- _GIVEN DATA_
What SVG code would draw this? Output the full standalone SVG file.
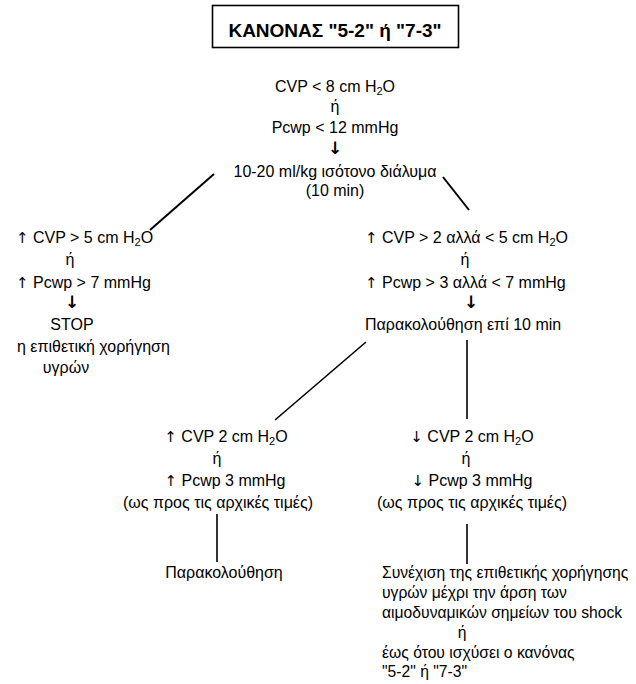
<svg xmlns="http://www.w3.org/2000/svg" width="636" height="684" viewBox="0 0 636 684">
<style>
text{font-family:"Liberation Sans",Arial,sans-serif;font-size:16px;fill:#000}
.m{text-anchor:middle}
.t{font-size:19px;font-weight:bold}
.sub{font-size:11px}
.a{font-family:"DejaVu Sans",sans-serif;font-size:15px}
.d{font-family:"DejaVu Sans",sans-serif;font-size:17px;font-weight:bold}
.g{font-size:15.7px}
line{stroke:#000;stroke-width:1.6}
.thick{stroke-width:2}
</style>
<rect width="636" height="684" fill="#fff"/>
<g id="title">
<rect x="212.5" y="5.5" width="246" height="42" fill="none" stroke="#000" stroke-width="1.6"/>
<text class="m t" x="335" y="37">ΚΑΝΟΝΑΣ "5-2" ή "7-3"</text>
</g>
<g id="start">
<text class="m" x="335" y="92">CVP &lt; 8 cm H<tspan class="sub" dy="3">2</tspan><tspan dy="-3">O</tspan></text>
<text class="m" x="335" y="112">ή</text>
<text class="m" x="335" y="133">Pcwp &lt; 12 mmHg</text>
<text class="m d" x="335" y="154">↓</text>
<text class="m" x="335" y="177">10-20 ml/kg ισότονο διάλυμα</text>
<text class="m" x="335" y="196">(10 min)</text>
</g>
<g id="stop">
<text x="16" y="243"><tspan class="a">↑</tspan> CVP &gt; 5 cm H<tspan class="sub" dy="3">2</tspan><tspan dy="-3">O</tspan></text>
<text class="m" x="70" y="265">ή</text>
<text x="16" y="288"><tspan class="a">↑</tspan> Pcwp &gt; 7 mmHg</text>
<text class="m d" x="72" y="308">↓</text>
<text class="m" x="72" y="330">STOP</text>
<text x="17" y="352">η επιθετική χορήγηση</text>
<text class="m" x="66" y="373">υγρών</text>
</g>
<g id="monitor10">
<text x="365" y="243"><tspan class="a">↑</tspan> CVP &gt; 2 αλλά &lt; 5 cm H<tspan class="sub" dy="3">2</tspan><tspan dy="-3">O</tspan></text>
<text class="m" x="465" y="265">ή</text>
<text x="365" y="288"><tspan class="a">↑</tspan> Pcwp &gt; 3 αλλά &lt; 7 mmHg</text>
<text class="m d" x="471" y="308">↓</text>
<text x="365" y="330">Παρακολούθηση επί 10 min</text>
</g>
<g id="rise">
<text class="m" x="226" y="442"><tspan class="a">↑</tspan> CVP 2 cm H<tspan class="sub" dy="3">2</tspan><tspan dy="-3">O</tspan></text>
<text class="m" x="217" y="464">ή</text>
<text class="m" x="225" y="486"><tspan class="a">↑</tspan> Pcwp 3 mmHg</text>
<text class="m" x="218" y="508">(ως προς τις αρχικές τιμές)</text>
</g>
<g id="monitor">
<text class="m" x="224" y="578">Παρακολούθηση</text>
</g>
<g id="fall">
<text class="m" x="472" y="442"><tspan class="a">↓</tspan> CVP 2 cm H<tspan class="sub" dy="3">2</tspan><tspan dy="-3">O</tspan></text>
<text class="m" x="466" y="464">ή</text>
<text class="m" x="472" y="486"><tspan class="a">↓</tspan> Pcwp 3 mmHg</text>
<text class="m" x="472" y="508">(ως προς τις αρχικές τιμές)</text>
</g>
<g id="continue">
<text class="g" x="382" y="578">Συνέχιση της επιθετικής χορήγησης</text>
<text class="g" x="382" y="598">υγρών μέχρι την άρση των</text>
<text class="g" x="382" y="618">αιμοδυναμικών σημείων του shock</text>
<text class="m g" x="462" y="638">ή</text>
<text class="g" x="382" y="658">έως ότου ισχύσει ο κανόνας</text>
<text class="g" x="382" y="677">"5-2" ή "7-3"</text>
</g>
<g id="connectors">
<line class="thick" x1="214" y1="174" x2="150" y2="230"/>
<line class="thick" x1="443" y1="177" x2="469" y2="210"/>
<line x1="366" y1="342" x2="275" y2="420"/>
<line x1="467" y1="340" x2="467" y2="419"/>
<line x1="217" y1="514" x2="217" y2="562"/>
<line x1="467" y1="524" x2="467" y2="564"/>
</g>
</svg>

- _PROBLEM TO WORK ON_
In the copy, include no pictures; restate the listing above exactly.

- _SOLUTION TO THIS TASK_
What SVG code would draw this? Output the full standalone SVG file.
<svg xmlns="http://www.w3.org/2000/svg" width="636" height="684" viewBox="0 0 636 684">
<style>
text{font-family:"Liberation Sans",Arial,sans-serif;font-size:16px;fill:#000}
.m{text-anchor:middle}
.t{font-size:19px;font-weight:bold}
.sub{font-size:11px}
.a{font-family:"DejaVu Sans",sans-serif;font-size:15px}
.d{font-family:"DejaVu Sans",sans-serif;font-size:17px;font-weight:bold}
.g{font-size:15.7px}
line{stroke:#000;stroke-width:1.6}
.thick{stroke-width:2}
</style>
<rect width="636" height="684" fill="#fff"/>
<g id="title">
<rect x="212.5" y="5.5" width="246" height="42" fill="none" stroke="#000" stroke-width="1.6"/>
<text class="m t" x="335" y="37">ΚΑΝΟΝΑΣ "5-2" ή "7-3"</text>
</g>
<g id="start">
<text class="m" x="335" y="92">CVP &lt; 8 cm H<tspan class="sub" dy="3">2</tspan><tspan dy="-3">O</tspan></text>
<text class="m" x="335" y="112">ή</text>
<text class="m" x="335" y="133">Pcwp &lt; 12 mmHg</text>
<text class="m d" x="335" y="154">↓</text>
<text class="m" x="335" y="177">10-20 ml/kg ισότονο διάλυμα</text>
<text class="m" x="335" y="196">(10 min)</text>
</g>
<g id="stop">
<text x="16" y="243"><tspan class="a">↑</tspan> CVP &gt; 5 cm H<tspan class="sub" dy="3">2</tspan><tspan dy="-3">O</tspan></text>
<text class="m" x="70" y="265">ή</text>
<text x="16" y="288"><tspan class="a">↑</tspan> Pcwp &gt; 7 mmHg</text>
<text class="m d" x="72" y="308">↓</text>
<text class="m" x="72" y="330">STOP</text>
<text x="17" y="352">η επιθετική χορήγηση</text>
<text class="m" x="66" y="373">υγρών</text>
</g>
<g id="monitor10">
<text x="365" y="243"><tspan class="a">↑</tspan> CVP &gt; 2 αλλά &lt; 5 cm H<tspan class="sub" dy="3">2</tspan><tspan dy="-3">O</tspan></text>
<text class="m" x="465" y="265">ή</text>
<text x="365" y="288"><tspan class="a">↑</tspan> Pcwp &gt; 3 αλλά &lt; 7 mmHg</text>
<text class="m d" x="471" y="308">↓</text>
<text x="365" y="330">Παρακολούθηση επί 10 min</text>
</g>
<g id="rise">
<text class="m" x="226" y="442"><tspan class="a">↑</tspan> CVP 2 cm H<tspan class="sub" dy="3">2</tspan><tspan dy="-3">O</tspan></text>
<text class="m" x="217" y="464">ή</text>
<text class="m" x="225" y="486"><tspan class="a">↑</tspan> Pcwp 3 mmHg</text>
<text class="m" x="218" y="508">(ως προς τις αρχικές τιμές)</text>
</g>
<g id="monitor">
<text class="m" x="224" y="578">Παρακολούθηση</text>
</g>
<g id="fall">
<text class="m" x="472" y="442"><tspan class="a">↓</tspan> CVP 2 cm H<tspan class="sub" dy="3">2</tspan><tspan dy="-3">O</tspan></text>
<text class="m" x="466" y="464">ή</text>
<text class="m" x="472" y="486"><tspan class="a">↓</tspan> Pcwp 3 mmHg</text>
<text class="m" x="472" y="508">(ως προς τις αρχικές τιμές)</text>
</g>
<g id="continue">
<text class="g" x="382" y="578">Συνέχιση της επιθετικής χορήγησης</text>
<text class="g" x="382" y="598">υγρών μέχρι την άρση των</text>
<text class="g" x="382" y="618">αιμοδυναμικών σημείων του shock</text>
<text class="m g" x="462" y="638">ή</text>
<text class="g" x="382" y="658">έως ότου ισχύσει ο κανόνας</text>
<text class="g" x="382" y="677">"5-2" ή "7-3"</text>
</g>
<g id="connectors">
<line class="thick" x1="214" y1="174" x2="150" y2="230"/>
<line class="thick" x1="443" y1="177" x2="469" y2="210"/>
<line x1="366" y1="342" x2="275" y2="420"/>
<line x1="467" y1="340" x2="467" y2="419"/>
<line x1="217" y1="514" x2="217" y2="562"/>
<line x1="467" y1="524" x2="467" y2="564"/>
</g>
</svg>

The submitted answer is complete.